Using Boots of Speed or casting the 2nd level Magic-user spell 'Haste' allows a Slow or Average speed character to become Very Fast, but a Very Slow character still only moves at Average speed. Platemail is really a terrible idea for adventurers unless the dungeon is designed to give you easy 'balanced' encounters the entire time.

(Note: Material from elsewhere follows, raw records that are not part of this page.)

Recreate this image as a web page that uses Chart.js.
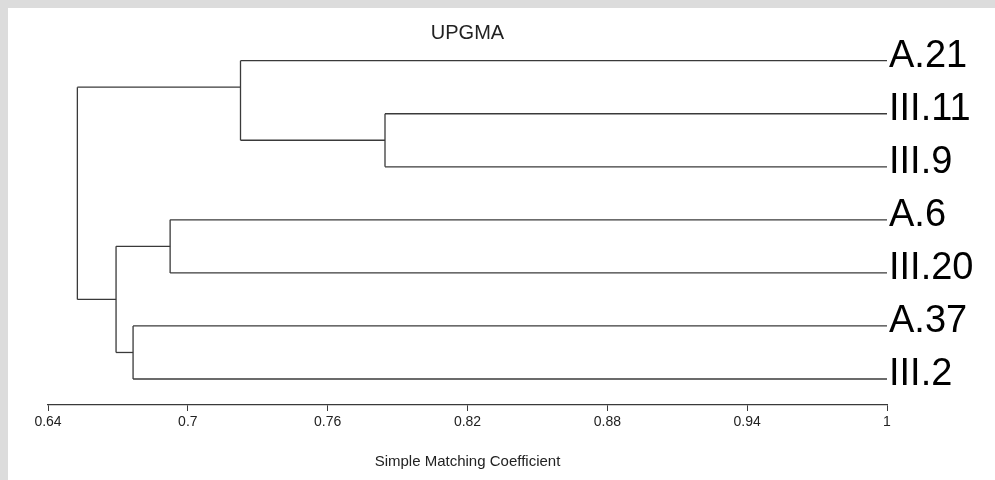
<!DOCTYPE html>
<html>
<head>
<meta charset="utf-8">
<script src="https://cdn.jsdelivr.net/npm/chart.js@4.4.1/dist/chart.umd.min.js"></script>
<style>
    html, body { margin: 0; padding: 0; background: #dcdcdc; }
    #wrap { position: absolute; left: 8px; top: 8px; width: 987px; height: 472px; background: #fff; }
</style>
</head>
<body>
<div id="wrap"><canvas id="tree" width="987" height="472"></canvas></div>
<script>
    // leaves, top to bottom
    const leaves = ['A.21', 'III.11', 'III.9', 'A.6', 'III.20', 'A.37', 'III.2'];
    // merges in order; ids >= leaves.length refer to earlier merges
    const mergeLeft = [1, 0, 3, 5, 9, 8];
    const mergeRight = [2, 7, 4, 6, 10, 11];
    const mergeLevel = [0.7846, 0.7226, 0.6924, 0.6765, 0.6692, 0.6526];
    const tickValues = [0.64, 0.7, 0.76, 0.82, 0.88, 0.94, 1];

    const FONT = '"Liberation Sans", Arial, sans-serif';
    const LINE = '#3a3a3a';

    const n = leaves.length;
    const first = [], last = [], linkY = [], height = [];
    for (let i = 0; i < n; i++) {
        first[i] = i; last[i] = i; linkY[i] = i; height[i] = 1;
    }
    mergeLeft.forEach((l, k) => {
        const r = mergeRight[k];
        const id = n + k;
        first[id] = first[l];
        last[id] = last[r];
        linkY[id] = (last[l] + first[r]) / 2;
        height[id] = mergeLevel[k];
    });

    // one dataset per line segment
    const datasets = [];
    function seg(x1, y1, x2, y2) {
        datasets.push({
            data: [{x: x1, y: y1}, {x: x2, y: y2}],
            showLine: true,
            borderColor: LINE,
            borderWidth: 1.3,
            pointRadius: 0,
            fill: false
        });
    }
    mergeLeft.forEach((l, k) => {
        const r = mergeRight[k];
        const h = mergeLevel[k];
        seg(h, linkY[l], h, linkY[r]);
        [l, r].forEach(c => seg(h, linkY[c], height[c], linkY[c]));
    });

    new Chart(document.getElementById('tree'), {
        type: 'scatter',
        data: { datasets: datasets },
        options: {
            responsive: false,
            animation: false,
            layout: { padding: { left: 40, right: 0, top: 0, bottom: 0 } },
            plugins: {
                legend: { display: false },
                tooltip: { enabled: false }
            },
            scales: {
                x: {
                    type: 'linear',
                    min: 0.64,
                    max: 1,
                    afterBuildTicks: scale => { scale.ticks = tickValues.map(v => ({ value: v })); },
                    afterFit: scale => { scale.height = 75; },
                    grid: { drawOnChartArea: false, drawTicks: true, tickLength: 6, color: LINE },
                    border: { display: true, color: LINE, width: 1.3 },
                    ticks: {
                        color: '#222',
                        font: { family: FONT, size: 14 },
                        padding: 3,
                        maxRotation: 0,
                        autoSkip: false,
                        callback: v => String(+v.toFixed(2))
                    },
                    title: {
                        display: true,
                        text: 'Simple Matching Coefficient',
                        color: '#222',
                        font: { family: FONT, size: 15 },
                        padding: { top: 0, bottom: 9 }
                    }
                },
                // top axis only carries the heading, centred over the plot
                x2: {
                    type: 'linear',
                    position: 'top',
                    min: 0.64,
                    max: 1,
                    afterFit: scale => { scale.height = 41; },
                    grid: { display: false },
                    border: { display: false },
                    ticks: { display: false },
                    title: {
                        display: true,
                        text: 'UPGMA',
                        color: '#222',
                        font: { family: FONT, size: 20 },
                        padding: { top: 13, bottom: 0 }
                    }
                },
                y: {
                    type: 'linear',
                    position: 'right',
                    reverse: true,
                    min: -0.22,
                    max: 6.49,
                    afterBuildTicks: scale => { scale.ticks = leaves.map((_, i) => ({ value: i })); },
                    afterFit: scale => { scale.width = 108; },
                    grid: { display: false, drawTicks: false },
                    border: { display: false },
                    ticks: {
                        color: '#000',
                        font: { family: FONT, size: 38 },
                        padding: 2,
                        labelOffset: -4,
                        autoSkip: false,
                        callback: v => leaves[v]
                    }
                }
            }
        }
    });
</script>
</body>
</html>
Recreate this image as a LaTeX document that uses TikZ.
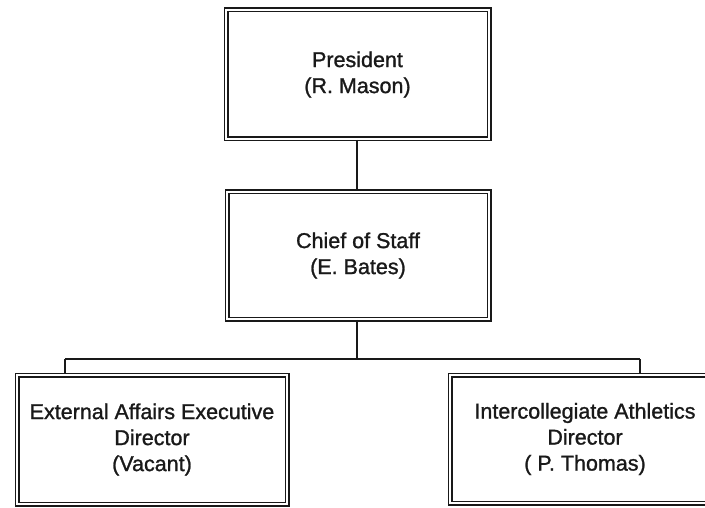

Let's take a look at the monsters in Swords and Wizardry and the different speed categories they're in.


Very Fast 
You can't outrun these without magic, and even then they still might be too fast. That makes them very scary. However a large number of these are flying creatures - something they can't necessarily do in the dungeon.
  • Bats (flying)
  • Giant Ant
  • Centaur
  • Giant Centipede (20')
  • Cockatrice (Flying)
  • Djinn (Flying)
  • Dragon (Flying)
  • Efreet (Flying)
  • Air Elemental
  • Griffon (Flying)
  • Harpy (Flying)
  • Hippogriff
  • Horse
  • Manticore (Flying)
  • Ogre Mage (Flying)
  • Pegasus
  • Roc (Flying)
  • Spectre (Flying)
  • Giant Spider (4')
  • Phase Spider
  • Stirge (Flying)
  • Titan
  • Unicorn
  • Vampire (Flying)
  • Will-o-the-wisp
  • Wolf
  • Worg
  • Wyvern (Flying)

Fast
More creatures you can't outrun unless you have magic - or a horse.
  • Wild Boar
  • Giant Centipede
  • Balrog (Flying)
  • Gargoyle (Flying)
  • Cloud Giant
  • Storm Giant
  • Spectre

Average
These creatures all move at normal human speed. You might be able to outrun them… if you're lucky.
  • Basilisk
  • Giant Beetle
  • Blink Dog
  • Dryad
  • Fire Elemental
  • Elf
  • Giant
  • Griffon
  • Hell Hound
  • Humans - Bandits, Berserkers, Soldiers, etc
  • Invisible Stalker
  • Lion
  • Wereboar, Wererat, Weretiger, Werewolf
  • Manticore
  • Minotaur
  • Ogre Mage
  • Orc
  • Owlbear
  • Rats
  • Shadow
  • Skeleton
  • Treant
  • Troll
  • Vampire

Slow
This is where it gets interesting! Encounters with all of these creatures can be avoided if you can move at normal speed. There are some monsters in this category that I didn't realize were slow.
  • Bugbear
  • Chimera
  • Djinn
  • Doppleganger
  • Dragon
  • Efreet
  • Gargoyle
  • Ghoul
  • Gnoll
  • Goblin
  • Gorgon
  • Hobgoblin
  • Hydra
  • Werebear
  • Medusa
  • Ogre
  • Purple Worm
  • Salamander
  • Giant Spider (Small)
  • Wight
  • Wraith

Very Slow
Adventurers really should be able to outrun these monsters. If you're unable to get away from the Black Pudding oozing down the hall after you, you're in trouble. More monsters on this list that I hadn't thought of as very slow.
  • Giant Badger
  • Black Pudding
  • Cockatrice
  • Balrog
  • Lemure
  • Dwarf
  • Earth Elemental
  • Water Elemental
  • Gelatinous Cube
  • Golem
  • Grey Ooze
  • Harpy
  • Kobold
  • Lich
  • Lizardmen
  • Mummy
  • Nixie
  • Ochre Jelly
  • Roc
  • Giant Slug
  • Giant Spider (6')
  • Stirge
  • Giant Tick
  • Wyvern
  • Zombie
Wacky Monster Races

A few interesting things I noticed when looking over how fast the various monsters were…

Orcs are faster than Goblins, Hobgoblins and Bugbears (which are all slow). That makes Orcs a bit scarier, and the goblinoids less of the quick, shifty creatures I'd previously thought.

Skeletons are faster than Ghouls. Skeletons are fast like the ones in Jason and the Argonauts and not shuffling or "stiff". Ghouls are not the "running undead" from movies like Zombie Land - they're more "loping" than sprinting. Ghouls would still be a better choice for Zombie Land style antagonists than actual Zombies though. Those are more the classic Romero type.

Lizardmen, Kobolds and Zombies are very slow. This is worth remembering when DMing.